Bis auf diese paar Male habe ich in den ganzen Jahren danach niemals bewusst Meditation – in welcher Form auch immer – in meinen Tagesablauf integriert. Und genau an diesem Punkt muss ich eigentlich sagen: Das stimmt nicht! Denn ich habe sehr wahrscheinlich mein bisheriges Leben lang die Vipassana-Meditation angewendet, ohne es zu wissen. Ohne Absicht und ohne Plan.
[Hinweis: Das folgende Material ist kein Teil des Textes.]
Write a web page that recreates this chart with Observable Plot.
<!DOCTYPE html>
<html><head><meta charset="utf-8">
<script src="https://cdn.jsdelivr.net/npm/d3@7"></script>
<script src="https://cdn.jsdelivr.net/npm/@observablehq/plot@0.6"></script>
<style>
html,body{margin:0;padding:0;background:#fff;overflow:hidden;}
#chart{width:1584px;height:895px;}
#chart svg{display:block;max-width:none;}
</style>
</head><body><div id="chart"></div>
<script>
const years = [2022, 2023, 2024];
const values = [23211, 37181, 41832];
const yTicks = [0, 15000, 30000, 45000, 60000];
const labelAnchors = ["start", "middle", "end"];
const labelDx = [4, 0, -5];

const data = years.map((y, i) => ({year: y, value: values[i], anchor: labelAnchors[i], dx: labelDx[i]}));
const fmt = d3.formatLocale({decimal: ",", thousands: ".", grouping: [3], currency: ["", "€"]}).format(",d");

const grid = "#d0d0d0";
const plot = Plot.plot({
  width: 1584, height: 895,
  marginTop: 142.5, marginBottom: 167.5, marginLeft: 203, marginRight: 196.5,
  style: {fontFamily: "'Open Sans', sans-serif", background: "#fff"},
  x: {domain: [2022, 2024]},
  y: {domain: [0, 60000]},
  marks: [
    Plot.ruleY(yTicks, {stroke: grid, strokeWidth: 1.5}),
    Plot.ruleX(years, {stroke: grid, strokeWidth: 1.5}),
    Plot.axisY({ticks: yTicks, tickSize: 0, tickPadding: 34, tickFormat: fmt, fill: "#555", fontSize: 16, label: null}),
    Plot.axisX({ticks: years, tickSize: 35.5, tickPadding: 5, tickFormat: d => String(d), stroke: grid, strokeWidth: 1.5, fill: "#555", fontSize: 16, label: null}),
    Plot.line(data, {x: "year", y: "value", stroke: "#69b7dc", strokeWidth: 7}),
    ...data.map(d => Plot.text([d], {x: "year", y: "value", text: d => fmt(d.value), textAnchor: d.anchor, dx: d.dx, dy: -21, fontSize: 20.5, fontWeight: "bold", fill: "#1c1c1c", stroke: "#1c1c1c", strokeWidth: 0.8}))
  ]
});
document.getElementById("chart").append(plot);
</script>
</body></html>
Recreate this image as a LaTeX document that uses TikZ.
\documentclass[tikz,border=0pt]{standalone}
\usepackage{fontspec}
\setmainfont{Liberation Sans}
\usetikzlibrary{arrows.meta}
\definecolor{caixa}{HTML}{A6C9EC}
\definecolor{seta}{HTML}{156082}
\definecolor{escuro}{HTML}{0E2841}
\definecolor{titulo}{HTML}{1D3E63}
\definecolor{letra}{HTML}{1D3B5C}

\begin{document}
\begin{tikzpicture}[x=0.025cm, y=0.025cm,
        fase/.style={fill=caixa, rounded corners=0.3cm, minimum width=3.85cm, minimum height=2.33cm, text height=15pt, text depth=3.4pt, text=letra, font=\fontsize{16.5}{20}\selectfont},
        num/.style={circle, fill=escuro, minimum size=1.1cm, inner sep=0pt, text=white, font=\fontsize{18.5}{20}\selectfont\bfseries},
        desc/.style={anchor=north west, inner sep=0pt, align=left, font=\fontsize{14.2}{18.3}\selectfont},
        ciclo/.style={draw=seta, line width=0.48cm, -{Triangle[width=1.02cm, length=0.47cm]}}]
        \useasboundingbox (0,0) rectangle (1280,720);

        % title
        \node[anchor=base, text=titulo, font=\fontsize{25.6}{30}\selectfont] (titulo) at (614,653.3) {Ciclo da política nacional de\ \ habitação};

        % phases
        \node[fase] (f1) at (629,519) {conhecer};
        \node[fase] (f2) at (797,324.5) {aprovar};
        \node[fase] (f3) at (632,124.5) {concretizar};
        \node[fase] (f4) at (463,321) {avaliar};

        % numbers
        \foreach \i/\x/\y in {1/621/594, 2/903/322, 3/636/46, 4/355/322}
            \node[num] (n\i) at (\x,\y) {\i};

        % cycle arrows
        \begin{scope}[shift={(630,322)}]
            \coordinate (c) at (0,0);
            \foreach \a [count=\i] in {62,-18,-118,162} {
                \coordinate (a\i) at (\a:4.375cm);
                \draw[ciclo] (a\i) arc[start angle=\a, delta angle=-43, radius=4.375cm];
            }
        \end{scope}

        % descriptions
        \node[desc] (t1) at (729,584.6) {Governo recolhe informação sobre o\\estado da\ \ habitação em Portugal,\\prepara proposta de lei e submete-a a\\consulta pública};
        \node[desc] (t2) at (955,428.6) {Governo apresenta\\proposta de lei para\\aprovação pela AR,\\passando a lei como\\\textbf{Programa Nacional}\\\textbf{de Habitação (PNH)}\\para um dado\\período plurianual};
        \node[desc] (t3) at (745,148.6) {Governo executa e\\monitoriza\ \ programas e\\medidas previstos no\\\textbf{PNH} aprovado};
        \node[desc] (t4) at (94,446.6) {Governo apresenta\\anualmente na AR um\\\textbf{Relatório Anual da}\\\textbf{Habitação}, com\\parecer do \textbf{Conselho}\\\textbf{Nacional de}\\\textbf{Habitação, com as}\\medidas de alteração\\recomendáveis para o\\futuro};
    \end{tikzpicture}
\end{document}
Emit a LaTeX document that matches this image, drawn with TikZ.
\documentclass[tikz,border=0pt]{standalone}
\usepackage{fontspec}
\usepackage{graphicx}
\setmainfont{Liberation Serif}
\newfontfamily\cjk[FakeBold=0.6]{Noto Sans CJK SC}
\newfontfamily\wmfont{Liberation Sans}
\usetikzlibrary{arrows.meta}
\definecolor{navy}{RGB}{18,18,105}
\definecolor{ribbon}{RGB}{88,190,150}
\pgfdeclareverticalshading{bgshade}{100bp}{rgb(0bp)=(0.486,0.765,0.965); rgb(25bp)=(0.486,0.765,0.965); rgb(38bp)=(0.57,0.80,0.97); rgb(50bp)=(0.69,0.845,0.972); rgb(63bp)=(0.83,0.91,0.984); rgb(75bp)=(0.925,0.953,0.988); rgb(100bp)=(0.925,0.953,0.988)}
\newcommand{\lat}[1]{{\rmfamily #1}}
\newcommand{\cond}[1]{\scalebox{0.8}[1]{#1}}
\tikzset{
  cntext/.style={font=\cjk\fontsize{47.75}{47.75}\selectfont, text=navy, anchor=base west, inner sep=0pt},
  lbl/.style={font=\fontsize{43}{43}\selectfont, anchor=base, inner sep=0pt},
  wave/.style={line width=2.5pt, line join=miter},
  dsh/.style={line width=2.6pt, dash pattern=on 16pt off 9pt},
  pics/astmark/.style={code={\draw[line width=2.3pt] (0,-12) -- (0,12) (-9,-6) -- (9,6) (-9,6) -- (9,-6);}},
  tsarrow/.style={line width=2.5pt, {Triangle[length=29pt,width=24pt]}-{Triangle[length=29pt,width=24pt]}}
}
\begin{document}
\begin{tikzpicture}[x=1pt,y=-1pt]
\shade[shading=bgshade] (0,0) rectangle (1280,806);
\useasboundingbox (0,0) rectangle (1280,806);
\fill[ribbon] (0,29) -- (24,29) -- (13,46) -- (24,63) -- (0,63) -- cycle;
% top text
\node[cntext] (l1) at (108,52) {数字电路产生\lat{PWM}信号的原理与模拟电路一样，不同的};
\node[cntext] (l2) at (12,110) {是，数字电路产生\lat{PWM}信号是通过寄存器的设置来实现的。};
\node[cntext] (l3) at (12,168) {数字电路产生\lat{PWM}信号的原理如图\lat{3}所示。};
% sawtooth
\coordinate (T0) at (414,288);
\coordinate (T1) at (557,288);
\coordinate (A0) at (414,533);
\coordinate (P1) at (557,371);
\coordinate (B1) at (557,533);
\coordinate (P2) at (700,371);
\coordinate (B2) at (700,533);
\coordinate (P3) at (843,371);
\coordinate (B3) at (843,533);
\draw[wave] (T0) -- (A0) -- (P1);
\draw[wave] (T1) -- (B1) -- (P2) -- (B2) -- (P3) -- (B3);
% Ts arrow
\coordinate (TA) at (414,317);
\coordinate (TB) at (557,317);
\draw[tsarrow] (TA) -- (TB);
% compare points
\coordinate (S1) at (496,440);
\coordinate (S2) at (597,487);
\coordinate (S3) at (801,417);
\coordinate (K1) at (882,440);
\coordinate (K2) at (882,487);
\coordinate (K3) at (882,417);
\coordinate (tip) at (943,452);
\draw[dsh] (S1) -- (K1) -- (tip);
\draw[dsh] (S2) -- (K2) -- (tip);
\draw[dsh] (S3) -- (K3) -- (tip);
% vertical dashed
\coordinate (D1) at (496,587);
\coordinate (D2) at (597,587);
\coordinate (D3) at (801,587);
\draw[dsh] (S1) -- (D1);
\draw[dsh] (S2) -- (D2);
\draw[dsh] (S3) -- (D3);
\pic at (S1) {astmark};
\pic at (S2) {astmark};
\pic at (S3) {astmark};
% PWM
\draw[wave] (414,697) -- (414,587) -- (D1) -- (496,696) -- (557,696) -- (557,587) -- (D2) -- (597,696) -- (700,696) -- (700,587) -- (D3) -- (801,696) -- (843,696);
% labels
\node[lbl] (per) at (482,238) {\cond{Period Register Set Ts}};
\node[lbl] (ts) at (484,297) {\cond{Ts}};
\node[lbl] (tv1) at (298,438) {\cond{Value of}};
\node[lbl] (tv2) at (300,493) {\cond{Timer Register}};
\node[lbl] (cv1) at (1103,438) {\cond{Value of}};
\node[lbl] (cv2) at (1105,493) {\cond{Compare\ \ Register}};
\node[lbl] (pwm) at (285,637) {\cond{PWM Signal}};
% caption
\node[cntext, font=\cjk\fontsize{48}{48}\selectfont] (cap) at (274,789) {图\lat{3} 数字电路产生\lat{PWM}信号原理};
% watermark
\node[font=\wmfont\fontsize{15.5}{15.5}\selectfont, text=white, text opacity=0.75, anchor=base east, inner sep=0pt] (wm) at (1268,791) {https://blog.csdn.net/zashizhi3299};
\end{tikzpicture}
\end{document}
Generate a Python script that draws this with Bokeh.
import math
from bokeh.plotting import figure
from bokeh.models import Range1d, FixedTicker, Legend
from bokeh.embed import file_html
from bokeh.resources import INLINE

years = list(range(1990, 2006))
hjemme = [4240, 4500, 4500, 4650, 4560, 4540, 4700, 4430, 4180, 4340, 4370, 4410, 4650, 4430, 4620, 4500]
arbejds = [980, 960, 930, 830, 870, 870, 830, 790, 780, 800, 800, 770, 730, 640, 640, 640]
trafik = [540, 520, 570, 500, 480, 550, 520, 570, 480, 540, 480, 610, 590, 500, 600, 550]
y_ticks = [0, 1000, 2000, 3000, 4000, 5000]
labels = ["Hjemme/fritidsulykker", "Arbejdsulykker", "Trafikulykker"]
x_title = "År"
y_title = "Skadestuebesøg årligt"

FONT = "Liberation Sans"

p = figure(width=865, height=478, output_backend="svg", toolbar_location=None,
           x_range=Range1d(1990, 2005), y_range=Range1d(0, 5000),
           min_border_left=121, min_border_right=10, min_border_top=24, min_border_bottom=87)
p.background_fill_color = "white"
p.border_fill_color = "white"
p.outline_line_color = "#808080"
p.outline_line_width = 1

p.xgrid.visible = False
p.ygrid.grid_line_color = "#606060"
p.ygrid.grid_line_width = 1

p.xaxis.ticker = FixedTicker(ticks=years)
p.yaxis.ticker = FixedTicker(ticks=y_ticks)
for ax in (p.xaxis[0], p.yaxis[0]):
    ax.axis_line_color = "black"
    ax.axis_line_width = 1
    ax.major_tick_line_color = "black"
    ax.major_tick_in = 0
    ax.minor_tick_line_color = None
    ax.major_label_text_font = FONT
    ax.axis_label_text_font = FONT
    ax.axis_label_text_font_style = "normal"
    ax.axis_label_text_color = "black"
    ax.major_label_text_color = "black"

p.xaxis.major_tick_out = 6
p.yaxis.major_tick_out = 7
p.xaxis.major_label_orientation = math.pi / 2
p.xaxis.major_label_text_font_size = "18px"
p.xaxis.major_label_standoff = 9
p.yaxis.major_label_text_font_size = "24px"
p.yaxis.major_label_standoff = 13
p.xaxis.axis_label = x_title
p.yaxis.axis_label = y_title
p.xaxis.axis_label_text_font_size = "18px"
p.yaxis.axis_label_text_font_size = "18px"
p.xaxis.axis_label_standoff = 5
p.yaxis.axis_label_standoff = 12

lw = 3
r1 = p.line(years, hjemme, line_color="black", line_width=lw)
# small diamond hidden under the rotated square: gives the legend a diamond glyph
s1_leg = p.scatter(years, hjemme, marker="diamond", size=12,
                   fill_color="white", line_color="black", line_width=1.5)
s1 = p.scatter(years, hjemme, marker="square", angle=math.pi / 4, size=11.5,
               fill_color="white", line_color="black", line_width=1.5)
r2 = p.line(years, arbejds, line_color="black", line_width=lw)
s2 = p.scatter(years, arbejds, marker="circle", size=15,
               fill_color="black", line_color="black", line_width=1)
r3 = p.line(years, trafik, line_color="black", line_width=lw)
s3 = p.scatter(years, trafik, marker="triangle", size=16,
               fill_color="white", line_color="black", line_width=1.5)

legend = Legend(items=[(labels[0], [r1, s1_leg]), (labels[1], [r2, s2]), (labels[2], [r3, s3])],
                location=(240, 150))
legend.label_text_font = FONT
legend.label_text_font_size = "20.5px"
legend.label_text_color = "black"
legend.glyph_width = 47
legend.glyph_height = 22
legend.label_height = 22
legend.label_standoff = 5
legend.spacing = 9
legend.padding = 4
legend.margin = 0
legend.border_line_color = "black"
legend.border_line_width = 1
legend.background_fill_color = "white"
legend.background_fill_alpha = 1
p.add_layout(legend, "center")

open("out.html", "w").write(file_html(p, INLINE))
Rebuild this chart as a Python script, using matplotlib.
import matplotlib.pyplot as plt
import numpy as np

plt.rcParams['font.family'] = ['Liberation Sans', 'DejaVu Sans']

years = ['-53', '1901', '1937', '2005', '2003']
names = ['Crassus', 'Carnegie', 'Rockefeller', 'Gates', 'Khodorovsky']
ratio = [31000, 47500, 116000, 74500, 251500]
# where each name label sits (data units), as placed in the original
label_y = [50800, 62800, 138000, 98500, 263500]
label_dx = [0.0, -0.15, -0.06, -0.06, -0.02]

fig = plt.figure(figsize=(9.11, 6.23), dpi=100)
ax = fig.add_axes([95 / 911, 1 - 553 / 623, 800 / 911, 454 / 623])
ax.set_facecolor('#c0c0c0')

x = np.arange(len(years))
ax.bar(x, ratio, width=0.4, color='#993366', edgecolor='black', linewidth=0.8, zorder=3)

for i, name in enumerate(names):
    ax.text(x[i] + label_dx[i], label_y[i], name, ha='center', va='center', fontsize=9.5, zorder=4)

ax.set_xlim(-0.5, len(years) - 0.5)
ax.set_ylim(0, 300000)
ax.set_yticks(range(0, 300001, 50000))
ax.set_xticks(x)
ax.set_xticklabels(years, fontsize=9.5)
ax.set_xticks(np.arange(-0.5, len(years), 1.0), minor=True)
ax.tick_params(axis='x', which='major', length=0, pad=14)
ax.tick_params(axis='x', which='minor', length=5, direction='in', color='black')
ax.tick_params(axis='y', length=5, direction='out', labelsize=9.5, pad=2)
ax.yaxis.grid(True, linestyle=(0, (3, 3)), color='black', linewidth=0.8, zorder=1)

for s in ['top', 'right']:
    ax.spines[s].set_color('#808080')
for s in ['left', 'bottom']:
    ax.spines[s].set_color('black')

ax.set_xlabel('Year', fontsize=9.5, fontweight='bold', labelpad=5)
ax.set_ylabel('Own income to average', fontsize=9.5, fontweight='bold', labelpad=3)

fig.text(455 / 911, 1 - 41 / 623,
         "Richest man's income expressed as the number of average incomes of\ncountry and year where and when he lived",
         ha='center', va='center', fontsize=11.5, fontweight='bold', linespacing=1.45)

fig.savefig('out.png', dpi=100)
Was ist Vipassana-Meditation?
An dieser Stelle erkläre ich ganz kurz, was mit Vipassana-Meditation überhaupt gemeint ist: Bei dieser Meditationsübung steht die Achtsamkeit im Mittelpunkt. Deshalb wird sie auch „Achtsamkeitsmeditation“ genannt. Es geht darum, sich allem, was man tut, ganz bewusst zu sein. Man fokussiert sich vollständig auf die praktische Handlung, die jetzt in diesem Moment erledigt wird. Oder man schenkt dem Gedanken, den man jetzt gerade hat, vollste Aufmerksamkeit. Man urteilt nicht, man macht einfach. Oder man denkt einfach. Die Hauptsache ist, dass man sich nicht ablenken lässt von dieser einen Sache, die man gerade macht. Das Wahrnehmen des EINEN – darum geht es bei dieser Art der Meditation.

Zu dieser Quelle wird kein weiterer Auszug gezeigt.